## [Problem statement]
Retype each line exactly. Skip images.

## [Records provided]

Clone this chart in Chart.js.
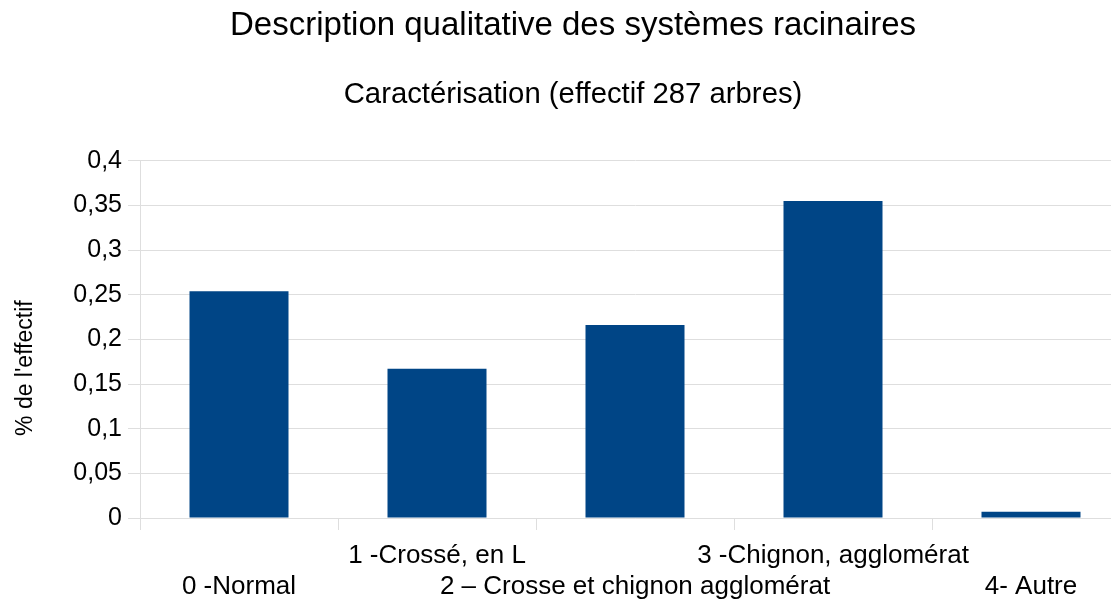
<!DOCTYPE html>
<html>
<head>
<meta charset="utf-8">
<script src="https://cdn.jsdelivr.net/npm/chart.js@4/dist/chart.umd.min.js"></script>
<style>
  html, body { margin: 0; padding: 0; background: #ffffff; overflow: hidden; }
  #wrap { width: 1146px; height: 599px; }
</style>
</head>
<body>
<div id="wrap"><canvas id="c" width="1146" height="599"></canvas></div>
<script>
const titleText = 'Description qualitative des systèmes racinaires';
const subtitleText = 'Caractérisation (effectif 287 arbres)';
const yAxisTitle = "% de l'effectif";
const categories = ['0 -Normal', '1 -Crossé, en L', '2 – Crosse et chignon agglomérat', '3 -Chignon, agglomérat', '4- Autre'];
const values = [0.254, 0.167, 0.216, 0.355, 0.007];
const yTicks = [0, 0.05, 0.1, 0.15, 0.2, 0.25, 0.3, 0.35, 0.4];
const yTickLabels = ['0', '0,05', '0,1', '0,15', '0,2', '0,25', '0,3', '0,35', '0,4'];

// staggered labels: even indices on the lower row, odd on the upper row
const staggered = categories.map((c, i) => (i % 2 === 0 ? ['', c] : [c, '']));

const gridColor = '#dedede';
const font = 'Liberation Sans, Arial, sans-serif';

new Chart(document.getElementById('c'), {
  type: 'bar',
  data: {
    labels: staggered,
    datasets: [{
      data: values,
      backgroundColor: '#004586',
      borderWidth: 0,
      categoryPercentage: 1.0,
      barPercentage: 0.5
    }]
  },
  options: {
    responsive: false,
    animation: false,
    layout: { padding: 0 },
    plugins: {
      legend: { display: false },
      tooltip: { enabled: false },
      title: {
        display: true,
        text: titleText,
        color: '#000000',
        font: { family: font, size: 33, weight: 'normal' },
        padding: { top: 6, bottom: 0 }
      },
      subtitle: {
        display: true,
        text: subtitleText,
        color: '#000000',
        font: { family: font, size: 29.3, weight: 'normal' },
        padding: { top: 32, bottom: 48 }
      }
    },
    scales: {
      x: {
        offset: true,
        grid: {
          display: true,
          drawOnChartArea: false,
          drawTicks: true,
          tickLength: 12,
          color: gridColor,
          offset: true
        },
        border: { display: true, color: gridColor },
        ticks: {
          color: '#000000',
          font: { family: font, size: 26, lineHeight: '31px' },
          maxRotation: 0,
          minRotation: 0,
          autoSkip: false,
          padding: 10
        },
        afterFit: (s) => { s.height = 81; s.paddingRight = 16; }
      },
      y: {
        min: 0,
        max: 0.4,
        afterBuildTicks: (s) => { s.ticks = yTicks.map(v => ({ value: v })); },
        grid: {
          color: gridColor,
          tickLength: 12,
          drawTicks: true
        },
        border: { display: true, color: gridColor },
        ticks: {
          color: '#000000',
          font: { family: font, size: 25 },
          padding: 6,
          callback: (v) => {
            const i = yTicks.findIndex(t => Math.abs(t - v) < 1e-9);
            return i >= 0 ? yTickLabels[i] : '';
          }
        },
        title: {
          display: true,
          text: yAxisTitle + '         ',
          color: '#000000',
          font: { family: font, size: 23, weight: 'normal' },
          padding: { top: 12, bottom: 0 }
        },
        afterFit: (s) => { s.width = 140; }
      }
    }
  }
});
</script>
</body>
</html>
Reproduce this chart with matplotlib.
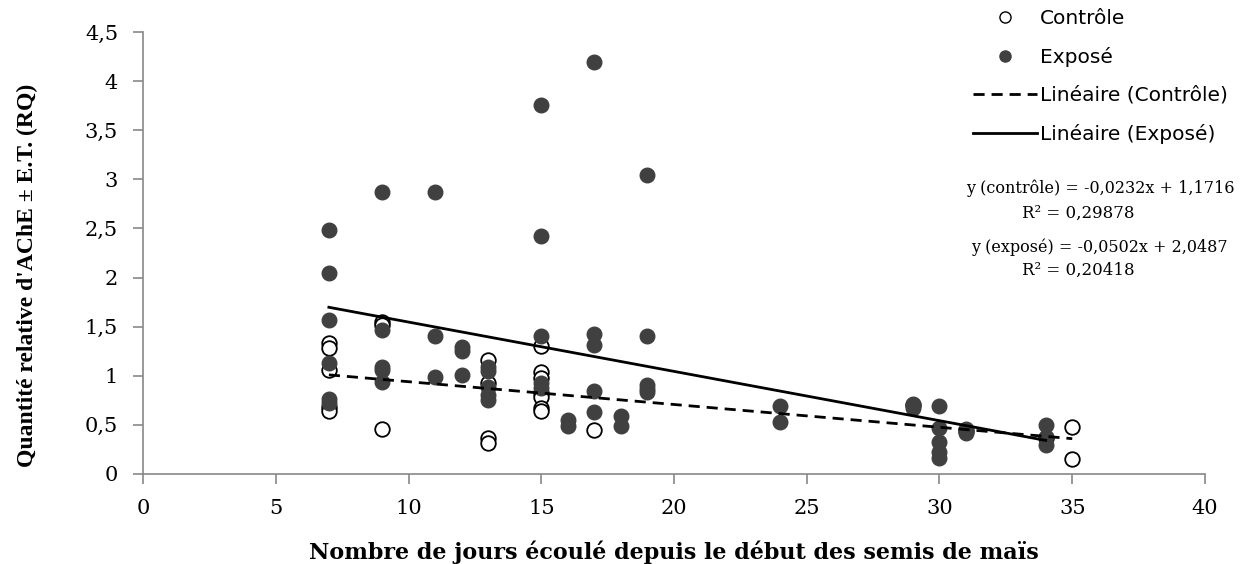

## [Result of the exercise]
Clone this chart in Chart.js.
<!DOCTYPE html>
<html>
<head>
<meta charset="utf-8">
<script src="https://cdn.jsdelivr.net/npm/chart.js@4/dist/chart.umd.min.js"></script>
<style>
  html, body { margin: 0; padding: 0; background: #ffffff; overflow: hidden; }
  #wrap { width: 1146px; height: 599px; }
</style>
</head>
<body>
<div id="wrap"><canvas id="c" width="1146" height="599"></canvas></div>
<script>
const titleText = 'Description qualitative des systèmes racinaires';
const subtitleText = 'Caractérisation (effectif 287 arbres)';
const yAxisTitle = "% de l'effectif";
const categories = ['0 -Normal', '1 -Crossé, en L', '2 – Crosse et chignon agglomérat', '3 -Chignon, agglomérat', '4- Autre'];
const values = [0.254, 0.167, 0.216, 0.355, 0.007];
const yTicks = [0, 0.05, 0.1, 0.15, 0.2, 0.25, 0.3, 0.35, 0.4];
const yTickLabels = ['0', '0,05', '0,1', '0,15', '0,2', '0,25', '0,3', '0,35', '0,4'];

// staggered labels: even indices on the lower row, odd on the upper row
const staggered = categories.map((c, i) => (i % 2 === 0 ? ['', c] : [c, '']));

const gridColor = '#dedede';
const font = 'Liberation Sans, Arial, sans-serif';

new Chart(document.getElementById('c'), {
  type: 'bar',
  data: {
    labels: staggered,
    datasets: [{
      data: values,
      backgroundColor: '#004586',
      borderWidth: 0,
      categoryPercentage: 1.0,
      barPercentage: 0.5
    }]
  },
  options: {
    responsive: false,
    animation: false,
    layout: { padding: 0 },
    plugins: {
      legend: { display: false },
      tooltip: { enabled: false },
      title: {
        display: true,
        text: titleText,
        color: '#000000',
        font: { family: font, size: 33, weight: 'normal' },
        padding: { top: 6, bottom: 0 }
      },
      subtitle: {
        display: true,
        text: subtitleText,
        color: '#000000',
        font: { family: font, size: 29.3, weight: 'normal' },
        padding: { top: 32, bottom: 48 }
      }
    },
    scales: {
      x: {
        offset: true,
        grid: {
          display: true,
          drawOnChartArea: false,
          drawTicks: true,
          tickLength: 12,
          color: gridColor,
          offset: true
        },
        border: { display: true, color: gridColor },
        ticks: {
          color: '#000000',
          font: { family: font, size: 26, lineHeight: '31px' },
          maxRotation: 0,
          minRotation: 0,
          autoSkip: false,
          padding: 10
        },
        afterFit: (s) => { s.height = 81; s.paddingRight = 16; }
      },
      y: {
        min: 0,
        max: 0.4,
        afterBuildTicks: (s) => { s.ticks = yTicks.map(v => ({ value: v })); },
        grid: {
          color: gridColor,
          tickLength: 12,
          drawTicks: true
        },
        border: { display: true, color: gridColor },
        ticks: {
          color: '#000000',
          font: { family: font, size: 25 },
          padding: 6,
          callback: (v) => {
            const i = yTicks.findIndex(t => Math.abs(t - v) < 1e-9);
            return i >= 0 ? yTickLabels[i] : '';
          }
        },
        title: {
          display: true,
          text: yAxisTitle + '         ',
          color: '#000000',
          font: { family: font, size: 23, weight: 'normal' },
          padding: { top: 12, bottom: 0 }
        },
        afterFit: (s) => { s.width = 140; }
      }
    }
  }
});
</script>
</body>
</html>
Reproduce this chart with matplotlib.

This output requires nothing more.